以来、再訪の機会をうかがっていたが、2007年に結婚し、子どもも生まれて子育てに追われている間は私生活が中心に。2017年にようやく女優活動を再スタートさせた。
「なので『たまらん坂』の撮影中から、小谷監督には『ぜひフランスの映画祭に出品しましょうよ』とけしかけていたのですが、まさか本当に実現するとは」(小沢)
実はベネチア国際映画祭の時は映画祭の熱気と華やかさで浮き足立ってしまったそうだが、今回はしっかりと国際映画祭を楽しむことができたという。
「純粋に、自分が出演している作品を海外の人に観ていただけるのはうれしいですし、やはり文化も言葉も違う方たちから率直に感想を聞けるのは刺激になります。これからも役者として歩んでいく上での原動力になります」(小沢)
FMラジオで映画番組を担当、マルセイユでも収録
小沢は2018年4月から、かつしかFMで映画情報番組「小沢まゆのほっとプラスシネマ」(毎週日曜・午後6時~)でパーソナリティーを務めている。女優を休業している間、人前に出る感覚を失ってはいけないとレッスンを受けた上でMCなどの仕事は続けていた。その実績が認められた結果だ。番組では監督や俳優などゲストを招いてトークを展開しているが、今回のFIDマルセイユでも収録を実施。『たまらん坂』チームとのトークに加え、パラレル・スクリーン部門に『金太と銀次』で参加していた大力拓哉&三浦崇志監督もゲストに招いた。
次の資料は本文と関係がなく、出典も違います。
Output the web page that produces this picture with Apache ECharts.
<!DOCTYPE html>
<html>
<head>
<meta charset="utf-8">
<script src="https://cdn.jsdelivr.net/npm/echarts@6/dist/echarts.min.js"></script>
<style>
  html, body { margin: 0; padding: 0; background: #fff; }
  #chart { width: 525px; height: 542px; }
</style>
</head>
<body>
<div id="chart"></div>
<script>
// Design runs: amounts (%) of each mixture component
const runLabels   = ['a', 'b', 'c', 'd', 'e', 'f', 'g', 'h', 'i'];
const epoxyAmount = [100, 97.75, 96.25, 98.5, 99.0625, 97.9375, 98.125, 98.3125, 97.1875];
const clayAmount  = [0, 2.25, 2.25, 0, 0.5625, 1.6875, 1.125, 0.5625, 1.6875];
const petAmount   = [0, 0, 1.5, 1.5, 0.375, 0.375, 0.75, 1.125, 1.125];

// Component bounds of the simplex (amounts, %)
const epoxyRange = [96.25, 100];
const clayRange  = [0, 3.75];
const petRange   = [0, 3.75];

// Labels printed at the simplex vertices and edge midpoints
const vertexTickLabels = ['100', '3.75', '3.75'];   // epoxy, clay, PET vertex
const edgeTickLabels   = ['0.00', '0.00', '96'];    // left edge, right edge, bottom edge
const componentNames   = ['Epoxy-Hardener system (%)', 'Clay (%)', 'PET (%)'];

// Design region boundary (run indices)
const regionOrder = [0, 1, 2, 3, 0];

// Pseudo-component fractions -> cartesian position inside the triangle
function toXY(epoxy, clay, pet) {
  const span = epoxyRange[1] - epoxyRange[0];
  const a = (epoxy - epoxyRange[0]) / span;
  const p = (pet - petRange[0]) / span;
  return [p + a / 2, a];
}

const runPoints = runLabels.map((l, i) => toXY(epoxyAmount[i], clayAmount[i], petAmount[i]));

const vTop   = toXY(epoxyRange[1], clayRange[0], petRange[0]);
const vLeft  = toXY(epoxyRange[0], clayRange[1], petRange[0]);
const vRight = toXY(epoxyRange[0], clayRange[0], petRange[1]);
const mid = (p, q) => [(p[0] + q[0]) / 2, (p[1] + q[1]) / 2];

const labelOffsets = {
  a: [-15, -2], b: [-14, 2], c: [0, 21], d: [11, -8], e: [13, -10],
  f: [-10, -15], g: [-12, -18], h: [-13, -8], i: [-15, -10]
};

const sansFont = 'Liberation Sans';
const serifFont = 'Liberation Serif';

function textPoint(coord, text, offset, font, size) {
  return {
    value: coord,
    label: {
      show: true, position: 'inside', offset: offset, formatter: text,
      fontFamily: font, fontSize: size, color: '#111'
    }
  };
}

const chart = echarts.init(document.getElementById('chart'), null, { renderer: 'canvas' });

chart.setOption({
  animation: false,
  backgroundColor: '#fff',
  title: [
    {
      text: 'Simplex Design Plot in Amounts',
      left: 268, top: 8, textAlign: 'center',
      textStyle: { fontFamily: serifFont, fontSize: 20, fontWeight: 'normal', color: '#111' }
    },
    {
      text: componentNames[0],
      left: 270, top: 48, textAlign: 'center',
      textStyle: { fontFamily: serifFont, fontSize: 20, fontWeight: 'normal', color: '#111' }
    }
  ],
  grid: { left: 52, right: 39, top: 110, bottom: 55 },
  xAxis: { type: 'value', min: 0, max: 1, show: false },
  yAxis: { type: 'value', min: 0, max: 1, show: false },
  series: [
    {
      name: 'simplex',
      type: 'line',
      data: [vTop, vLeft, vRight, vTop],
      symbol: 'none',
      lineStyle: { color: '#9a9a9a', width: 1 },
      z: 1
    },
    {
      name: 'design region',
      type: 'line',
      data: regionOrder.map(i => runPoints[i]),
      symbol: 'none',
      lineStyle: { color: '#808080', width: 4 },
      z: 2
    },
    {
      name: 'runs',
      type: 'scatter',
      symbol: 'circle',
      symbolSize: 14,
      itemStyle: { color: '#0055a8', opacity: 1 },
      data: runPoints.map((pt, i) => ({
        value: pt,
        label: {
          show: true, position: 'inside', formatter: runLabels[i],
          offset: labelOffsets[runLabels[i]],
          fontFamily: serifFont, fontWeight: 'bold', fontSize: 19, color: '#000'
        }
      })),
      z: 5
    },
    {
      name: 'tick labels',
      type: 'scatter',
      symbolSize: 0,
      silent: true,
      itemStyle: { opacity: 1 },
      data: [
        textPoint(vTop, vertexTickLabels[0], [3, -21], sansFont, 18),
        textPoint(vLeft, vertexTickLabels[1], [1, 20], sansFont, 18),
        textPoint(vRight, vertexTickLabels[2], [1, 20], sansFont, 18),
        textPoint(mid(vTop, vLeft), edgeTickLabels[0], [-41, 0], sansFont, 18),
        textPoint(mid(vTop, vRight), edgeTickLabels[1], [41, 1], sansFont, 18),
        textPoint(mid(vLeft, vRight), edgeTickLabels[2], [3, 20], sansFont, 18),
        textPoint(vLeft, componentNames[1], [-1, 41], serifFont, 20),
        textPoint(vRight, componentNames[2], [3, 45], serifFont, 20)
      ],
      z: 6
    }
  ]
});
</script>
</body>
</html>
「女優としてだけ作品に携わっていたこれまでと異なり、作り手の思いを聞く機会が増えたので映画界の現状を知るようになりました。中には構想に何年もかけてオリジナル作品に挑んでいる方もいて、改めて女優はその大事な作品のピースなのだということに気付かされました。またゲストを招くに当たり、普段なら自分が選択しないような作品も鑑賞するようになったので、視野が広がりました。ただ、どうしても邦画の若い監督を取り上げることが多いので、洋画を観る機会は減ってしまいました」(小沢)
実は映画『少女』は小沢に貴重な経験を与えた一方で、体当たり演技の印象が強く思うように仕事ができない時期が続いたという。栄光と試練を与えてくれたフランスへの凱旋は、また新たな女優人生を歩む上での良い契機となったに違いない。